Work instructions — Transcribe the material from its first line onward, ending with the line that contains "CI for Pearson" and adding nothing beyond it.

Information supplied —
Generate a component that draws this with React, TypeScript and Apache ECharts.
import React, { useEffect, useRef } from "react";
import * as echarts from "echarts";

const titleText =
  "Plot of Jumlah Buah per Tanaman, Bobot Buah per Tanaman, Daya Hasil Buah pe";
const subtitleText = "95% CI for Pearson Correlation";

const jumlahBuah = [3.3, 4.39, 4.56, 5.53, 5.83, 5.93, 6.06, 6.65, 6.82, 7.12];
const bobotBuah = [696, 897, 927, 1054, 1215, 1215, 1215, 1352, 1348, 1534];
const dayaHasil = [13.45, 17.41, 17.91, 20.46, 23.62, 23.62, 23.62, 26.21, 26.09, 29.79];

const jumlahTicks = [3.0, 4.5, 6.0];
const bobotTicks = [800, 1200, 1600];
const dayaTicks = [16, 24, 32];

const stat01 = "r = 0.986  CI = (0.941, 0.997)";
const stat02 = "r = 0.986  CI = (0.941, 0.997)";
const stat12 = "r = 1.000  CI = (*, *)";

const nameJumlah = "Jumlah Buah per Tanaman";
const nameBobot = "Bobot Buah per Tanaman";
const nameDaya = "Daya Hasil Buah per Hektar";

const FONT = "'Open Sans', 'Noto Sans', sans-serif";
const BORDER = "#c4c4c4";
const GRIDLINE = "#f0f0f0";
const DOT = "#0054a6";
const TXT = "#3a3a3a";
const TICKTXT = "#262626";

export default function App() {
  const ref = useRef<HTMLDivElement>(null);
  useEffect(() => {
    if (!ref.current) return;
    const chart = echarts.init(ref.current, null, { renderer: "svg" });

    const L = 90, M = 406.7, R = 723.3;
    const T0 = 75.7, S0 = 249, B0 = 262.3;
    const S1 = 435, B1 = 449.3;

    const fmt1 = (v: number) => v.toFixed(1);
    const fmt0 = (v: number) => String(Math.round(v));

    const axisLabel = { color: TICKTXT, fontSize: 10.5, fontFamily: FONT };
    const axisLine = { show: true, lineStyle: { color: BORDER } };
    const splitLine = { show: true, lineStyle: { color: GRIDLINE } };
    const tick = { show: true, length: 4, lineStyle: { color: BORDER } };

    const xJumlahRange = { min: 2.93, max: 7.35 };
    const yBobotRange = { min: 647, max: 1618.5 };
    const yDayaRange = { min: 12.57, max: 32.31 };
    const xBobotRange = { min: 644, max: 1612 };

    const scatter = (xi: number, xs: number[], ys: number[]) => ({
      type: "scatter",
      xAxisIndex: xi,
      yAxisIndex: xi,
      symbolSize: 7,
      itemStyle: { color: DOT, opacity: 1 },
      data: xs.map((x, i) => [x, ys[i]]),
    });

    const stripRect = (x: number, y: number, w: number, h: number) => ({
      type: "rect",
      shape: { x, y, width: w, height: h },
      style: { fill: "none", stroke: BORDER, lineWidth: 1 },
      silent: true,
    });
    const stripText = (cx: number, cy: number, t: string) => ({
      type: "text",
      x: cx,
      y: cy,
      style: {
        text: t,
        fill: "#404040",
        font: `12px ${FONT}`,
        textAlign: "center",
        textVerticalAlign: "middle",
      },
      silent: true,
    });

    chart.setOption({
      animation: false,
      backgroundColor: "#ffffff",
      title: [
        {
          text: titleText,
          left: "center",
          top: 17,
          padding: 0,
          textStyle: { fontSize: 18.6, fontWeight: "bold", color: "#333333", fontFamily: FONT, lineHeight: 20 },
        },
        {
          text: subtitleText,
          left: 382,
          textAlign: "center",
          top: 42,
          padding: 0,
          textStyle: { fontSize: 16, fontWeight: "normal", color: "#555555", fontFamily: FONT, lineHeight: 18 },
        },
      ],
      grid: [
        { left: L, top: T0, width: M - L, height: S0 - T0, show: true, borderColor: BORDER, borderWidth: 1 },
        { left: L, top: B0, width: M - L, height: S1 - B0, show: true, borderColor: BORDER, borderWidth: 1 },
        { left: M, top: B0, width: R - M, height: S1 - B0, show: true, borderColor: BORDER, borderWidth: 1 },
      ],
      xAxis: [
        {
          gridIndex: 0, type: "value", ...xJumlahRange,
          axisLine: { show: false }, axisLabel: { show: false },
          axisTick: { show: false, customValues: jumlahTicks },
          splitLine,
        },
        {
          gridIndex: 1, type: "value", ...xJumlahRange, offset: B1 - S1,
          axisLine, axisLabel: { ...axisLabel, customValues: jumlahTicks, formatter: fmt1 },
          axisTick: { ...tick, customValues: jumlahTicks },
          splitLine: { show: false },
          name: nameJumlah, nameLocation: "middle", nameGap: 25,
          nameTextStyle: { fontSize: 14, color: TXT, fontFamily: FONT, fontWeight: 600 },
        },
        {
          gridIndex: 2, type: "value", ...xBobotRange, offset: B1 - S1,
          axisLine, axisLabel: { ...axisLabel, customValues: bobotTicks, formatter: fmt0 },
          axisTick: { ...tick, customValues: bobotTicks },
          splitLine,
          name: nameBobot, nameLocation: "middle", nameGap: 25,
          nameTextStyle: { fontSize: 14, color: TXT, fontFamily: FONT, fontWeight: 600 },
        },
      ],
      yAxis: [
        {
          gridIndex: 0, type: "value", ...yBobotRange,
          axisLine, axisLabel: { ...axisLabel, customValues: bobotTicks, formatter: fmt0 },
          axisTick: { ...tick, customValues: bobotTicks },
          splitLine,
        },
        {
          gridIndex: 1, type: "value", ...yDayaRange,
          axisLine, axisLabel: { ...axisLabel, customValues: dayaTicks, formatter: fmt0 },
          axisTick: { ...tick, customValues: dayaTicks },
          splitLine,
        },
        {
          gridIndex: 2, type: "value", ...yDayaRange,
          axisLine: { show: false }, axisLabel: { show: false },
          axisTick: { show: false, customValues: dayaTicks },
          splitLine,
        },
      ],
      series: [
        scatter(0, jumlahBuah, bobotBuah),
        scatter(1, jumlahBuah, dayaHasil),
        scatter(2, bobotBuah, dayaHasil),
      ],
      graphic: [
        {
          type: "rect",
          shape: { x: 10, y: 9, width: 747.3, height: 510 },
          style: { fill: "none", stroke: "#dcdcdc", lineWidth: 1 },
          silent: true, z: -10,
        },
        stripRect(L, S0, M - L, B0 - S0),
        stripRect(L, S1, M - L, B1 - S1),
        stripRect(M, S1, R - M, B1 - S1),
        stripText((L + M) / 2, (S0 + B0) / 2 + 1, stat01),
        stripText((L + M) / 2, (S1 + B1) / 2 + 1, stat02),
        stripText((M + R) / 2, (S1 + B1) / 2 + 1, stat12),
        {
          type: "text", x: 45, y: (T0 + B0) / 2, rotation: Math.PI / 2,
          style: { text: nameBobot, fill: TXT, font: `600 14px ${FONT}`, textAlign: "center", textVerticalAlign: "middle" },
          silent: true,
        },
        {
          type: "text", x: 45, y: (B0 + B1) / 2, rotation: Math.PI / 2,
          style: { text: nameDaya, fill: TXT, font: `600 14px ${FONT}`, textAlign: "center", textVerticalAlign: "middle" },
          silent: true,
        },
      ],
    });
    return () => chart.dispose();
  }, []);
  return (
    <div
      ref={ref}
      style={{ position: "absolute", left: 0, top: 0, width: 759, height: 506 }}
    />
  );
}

Complete answer —
Generate a component that draws this with React, TypeScript and Apache ECharts.
import React, { useEffect, useRef } from "react";
import * as echarts from "echarts";

const titleText =
  "Plot of Jumlah Buah per Tanaman, Bobot Buah per Tanaman, Daya Hasil Buah pe";
const subtitleText = "95% CI for Pearson Correlation";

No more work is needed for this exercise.